Kritik muncul bahwa penurunan harga memang penting, tetapi efektivitasnya akan menentukan: bila distribusi tidak tepat sasaran atau terlambat, beban produksi petani tetap tinggi. Di sisi lain, pengawasan terhadap mekanisme distribusi juga krusial agar tidak menimbulkan praktik makelar atau ketidakefisienan.
Kronologi singkat:
Oktober 2025: Pemerintah menetapkan penurunan harga pupuk subsidi hingga ~20 %.
25 Oktober 2025: Zulkifli Hasan melakukan sidak ke gudang pupuk Jombang dan memastikan stok serta harga.
Petani menyambut baik, namun di lapangan masih ditemukan hambatan distribusi dan kuota yang belum terserap.
Konteks lokal Sumatera Barat:
Dengan topografi yang berbukit dan banyak lahan pertanian di kawasan nagari, pemangkasan harga pupuk dapat menjadi kesempatan bagi petani untuk lebih leluasa memilih pupuk dan memperbaiki kualitas produksi.
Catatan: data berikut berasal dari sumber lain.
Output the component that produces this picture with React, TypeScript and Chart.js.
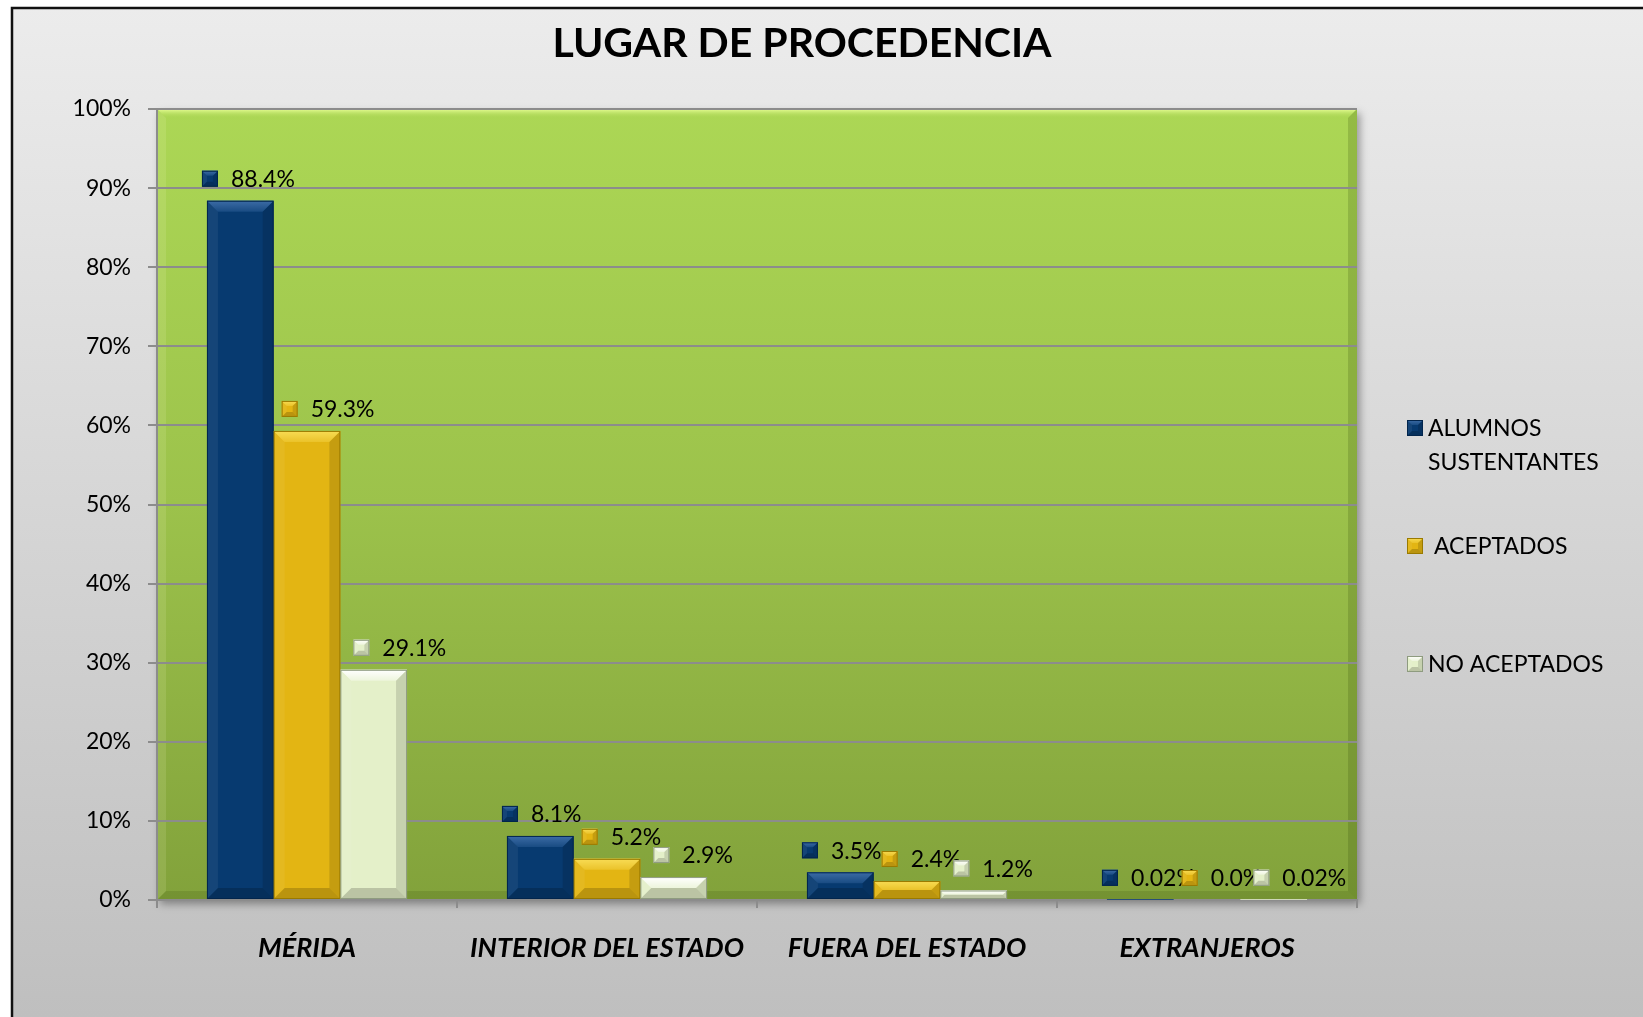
import React, { useEffect, useRef } from 'react';
import { Chart, registerables } from 'chart.js';

Chart.register(...registerables);

// ---- data ----
const categories = ['MÉRIDA', 'INTERIOR DEL ESTADO', 'FUERA DEL ESTADO', 'EXTRANJEROS'];
const alumnosSustentantes = [88.4, 8.1, 3.5, 0.02];
const aceptados = [59.3, 5.2, 2.4, 0.0];
const noAceptados = [29.1, 2.9, 1.2, 0.02];
const seriesNames = [['ALUMNOS', 'SUSTENTANTES'], [' ACEPTADOS'], ['NO ACEPTADOS']];
const yTickValues = [0, 10, 20, 30, 40, 50, 60, 70, 80, 90, 100];
const chartTitle = 'LUGAR DE PROCEDENCIA';

// ---- styles ----
const FONT = "Lato, 'Noto Sans', sans-serif";
const baseColors = ['#073a70', '#e3b513', '#e4f0c9'];
const lightColors = ['#3d6ca6', '#f8dc55', '#ffffff'];
const edgeColors = ['#02254c', '#9a7a00', '#8e9b7f'];
const labelShift = [-5, 8, 13];

const W = 1643;
const H = 1017;

function fmt(v: number): string {
  if (v > 0 && v < 0.1) return v.toFixed(2) + '%';
  return v.toFixed(1) + '%';
}

function bevelRect(
  ctx: CanvasRenderingContext2D,
  l: number, t: number, r: number, b: number,
  base: string, light: string, edge: string, bev: number, fillBase: boolean
) {
  const w = r - l;
  const h = b - t;
  if (h <= 0 || w <= 0) return;
  ctx.save();
  if (fillBase) {
    ctx.fillStyle = base;
    ctx.fillRect(l, t, w, h);
  }
  const k = Math.min(bev, h / 2, w / 2);
  if (k > 0.8) {
    const g = ctx.createLinearGradient(0, t, 0, t + k);
    g.addColorStop(0, light);
    g.addColorStop(1, base);
    ctx.fillStyle = g;
    ctx.beginPath();
    ctx.moveTo(l, t); ctx.lineTo(r, t); ctx.lineTo(r - k, t + k); ctx.lineTo(l + k, t + k);
    ctx.closePath(); ctx.fill();
    ctx.globalAlpha = 0.35;
    ctx.fillStyle = light;
    ctx.fill();
    ctx.globalAlpha = 1;
    ctx.fillStyle = 'rgba(255,255,255,0.06)';
    ctx.beginPath();
    ctx.moveTo(l, t); ctx.lineTo(l + k, t + k); ctx.lineTo(l + k, b - k); ctx.lineTo(l, b);
    ctx.closePath(); ctx.fill();
    ctx.fillStyle = 'rgba(0,0,0,0.13)';
    ctx.beginPath();
    ctx.moveTo(r, t); ctx.lineTo(r - k, t + k); ctx.lineTo(r - k, b - k); ctx.lineTo(r, b);
    ctx.closePath(); ctx.fill();
    ctx.fillStyle = 'rgba(0,0,0,0.18)';
    ctx.beginPath();
    ctx.moveTo(l, b); ctx.lineTo(l + k, b - k); ctx.lineTo(r - k, b - k); ctx.lineTo(r, b);
    ctx.closePath(); ctx.fill();
  }
  ctx.strokeStyle = edge;
  ctx.lineWidth = 1;
  ctx.strokeRect(l + 0.5, t + 0.5, Math.max(0, w - 1), Math.max(0, h - 1));
  ctx.restore();
}

const backgroundPlugin = {
  id: 'bgPlugin',
  beforeDraw(chart: any) {
    const ctx: CanvasRenderingContext2D = chart.ctx;
    const ca = chart.chartArea;
    ctx.save();
    ctx.fillStyle = '#ffffff';
    ctx.fillRect(0, 0, W, H);
    const g = ctx.createLinearGradient(0, 7, 0, H);
    g.addColorStop(0, '#ececec');
    g.addColorStop(1, '#bfbfbf');
    ctx.fillStyle = g;
    ctx.fillRect(11, 7, W, H);
    ctx.strokeStyle = '#111111';
    ctx.lineWidth = 2.5;
    ctx.beginPath();
    ctx.moveTo(12, H + 5);
    ctx.lineTo(12, 8);
    ctx.lineTo(W + 5, 8);
    ctx.stroke();

    ctx.fillStyle = '#000000';
    ctx.font = `bold 41px ${FONT}`;
    ctx.textAlign = 'center';
    ctx.textBaseline = 'middle';
    ctx.fillText(chartTitle, 802, 44);

    const pw = ca.right - ca.left;
    const ph = ca.bottom - ca.top;
    ctx.save();
    ctx.shadowColor = 'rgba(0,0,0,0.35)';
    ctx.shadowBlur = 8;
    ctx.shadowOffsetX = 3;
    ctx.shadowOffsetY = 4;
    const pg = ctx.createLinearGradient(0, ca.top, 0, ca.bottom);
    pg.addColorStop(0, '#acd755');
    pg.addColorStop(0.5, '#9cc24b');
    pg.addColorStop(1, '#82a23b');
    ctx.fillStyle = pg;
    ctx.fillRect(ca.left, ca.top, pw, ph);
    ctx.restore();
    const k = 9;
    const tg = ctx.createLinearGradient(0, ca.top, 0, ca.top + k);
    tg.addColorStop(0, '#e9ff97');
    tg.addColorStop(1, 'rgba(172,215,85,0)');
    ctx.fillStyle = tg;
    ctx.beginPath();
    ctx.moveTo(ca.left, ca.top); ctx.lineTo(ca.right, ca.top); ctx.lineTo(ca.right - k, ca.top + k); ctx.lineTo(ca.left + k, ca.top + k);
    ctx.closePath(); ctx.fill();
    ctx.fillStyle = 'rgba(40,60,0,0.18)';
    ctx.beginPath();
    ctx.moveTo(ca.right, ca.top); ctx.lineTo(ca.right - k, ca.top + k); ctx.lineTo(ca.right - k, ca.bottom - k); ctx.lineTo(ca.right, ca.bottom);
    ctx.closePath(); ctx.fill();
    ctx.fillStyle = 'rgba(40,60,0,0.15)';
    ctx.beginPath();
    ctx.moveTo(ca.left, ca.bottom); ctx.lineTo(ca.left + k, ca.bottom - k); ctx.lineTo(ca.right - k, ca.bottom - k); ctx.lineTo(ca.right, ca.bottom);
    ctx.closePath(); ctx.fill();
    ctx.fillStyle = 'rgba(255,255,210,0.12)';
    ctx.beginPath();
    ctx.moveTo(ca.left, ca.top); ctx.lineTo(ca.left + k, ca.top + k); ctx.lineTo(ca.left + k, ca.bottom - k); ctx.lineTo(ca.left, ca.bottom);
    ctx.closePath(); ctx.fill();
    ctx.restore();
  },
};

const barDecorPlugin = {
  id: 'barDecor',
  afterDatasetsDraw(chart: any) {
    const ctx: CanvasRenderingContext2D = chart.ctx;
    chart.data.datasets.forEach((ds: any, di: number) => {
      const meta = chart.getDatasetMeta(di);
      meta.data.forEach((el: any) => {
        const { x, y, base, width } = el.getProps(['x', 'y', 'base', 'width'], true);
        bevelRect(ctx, x - width / 2, y, x + width / 2, base, baseColors[di], lightColors[di], edgeColors[di], 11, false);
      });
    });
    ctx.save();
    ctx.font = `23px ${FONT}`;
    ctx.textBaseline = 'middle';
    ctx.textAlign = 'left';
    const n = chart.data.labels.length;
    for (let i = 0; i < n; i++) {
      chart.data.datasets.forEach((ds: any, di: number) => {
        const el = chart.getDatasetMeta(di).data[i];
        const { x, y, width } = el.getProps(['x', 'y', 'width'], true);
        const txt = fmt(ds.data[i]);
        const key = 16;
        const gap = 13;
        const cy = y - 22;
        const left = x - width / 2 + labelShift[di];
        bevelRect(ctx, left, cy - key / 2, left + key, cy + key / 2, baseColors[di], lightColors[di], edgeColors[di], 5, true);
        ctx.fillStyle = '#000000';
        ctx.fillText(txt, left + key + gap, cy + 1);
      });
    }
    ctx.restore();
  },
};

const legendPlugin = {
  id: 'customLegend',
  afterDraw(chart: any) {
    const ctx: CanvasRenderingContext2D = chart.ctx;
    ctx.save();
    ctx.font = `23px ${FONT}`;
    ctx.textBaseline = 'middle';
    ctx.textAlign = 'left';
    const keyX = 1407;
    const textX = 1428;
    const firstY = 428;
    const lineH = 34;
    const itemGap = 118;
    let y = firstY;
    seriesNames.forEach((lines, si) => {
      bevelRect(ctx, keyX, y - 8, keyX + 16, y + 8, baseColors[si], lightColors[si], edgeColors[si], 5, true);
      ctx.fillStyle = '#000000';
      lines.forEach((ln, li) => {
        ctx.fillText(ln, textX, y + li * lineH + 1);
      });
      y += itemGap;
    });
    ctx.restore();
  },
};

export default function App() {
  const canvasRef = useRef<HTMLCanvasElement | null>(null);

  useEffect(() => {
    if (!canvasRef.current) return;
    Chart.defaults.font.family = FONT;
    const chart = new Chart(canvasRef.current, {
      type: 'bar',
      data: {
        labels: categories,
        datasets: [
          { label: seriesNames[0].join(' '), data: alumnosSustentantes, backgroundColor: baseColors[0], borderWidth: 0 },
          { label: seriesNames[1].join(' ').trim(), data: aceptados, backgroundColor: baseColors[1], borderWidth: 0 },
          { label: seriesNames[2].join(' '), data: noAceptados, backgroundColor: baseColors[2], borderWidth: 0 },
        ],
      },
      options: {
        responsive: false,
        animation: false,
        layout: { padding: { top: 109, right: 286, left: 0, bottom: 0 } },
        datasets: { bar: { categoryPercentage: 0.667, barPercentage: 1.0 } },
        plugins: {
          legend: { display: false },
          title: { display: false },
          tooltip: { enabled: false },
        },
        scales: {
          x: {
            grid: { drawOnChartArea: false, drawTicks: true, tickLength: 8, color: '#8c8c8c', lineWidth: 2, offset: true },
            border: { display: true, color: '#8c8c8c', width: 2 },
            ticks: { color: '#000000', font: { size: 27, weight: 'bold', style: 'italic', family: FONT }, padding: 24, maxRotation: 0, autoSkip: false },
            afterFit: (scale: any) => { scale.height = H - 900; },
          },
          y: {
            min: 0,
            max: 100,
            afterBuildTicks: (scale: any) => { scale.ticks = yTickValues.map((v) => ({ value: v })); },
            grid: { color: '#8c8c8c', lineWidth: 2, tickLength: 9, drawTicks: true },
            border: { display: true, color: '#8c8c8c', width: 2 },
            ticks: { color: '#000000', font: { size: 23, family: FONT }, padding: 17, callback: (v: any) => v + '%' },
            afterFit: (scale: any) => { scale.width = 157; },
          },
        },
      },
      plugins: [backgroundPlugin, barDecorPlugin, legendPlugin],
    } as any);
    return () => chart.destroy();
  }, []);

  return (
    <div style={{ position: 'fixed', left: 0, top: 0, width: W, height: H, overflow: 'hidden' }}>
      <canvas ref={canvasRef} width={W} height={H} style={{ display: 'block' }} />
    </div>
  );
}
Tetapi, bila akses ke pupuk subsidi masih buruk—karena transportasi, keterlambatan distribusi atau kurang informasinya—maka potensi manfaat tetap terbatas.
Penurunan harga pupuk subsidi sekitar 20 % membuka peluang bagi petani di Indonesia dan khususnya Sumatera Barat untuk meringankan beban produksi. Namun, manfaat nyata baru akan tercapai jika distribusi tepat sasaran, kuota cukup, dan mekanisme pengawasan berjalan baik.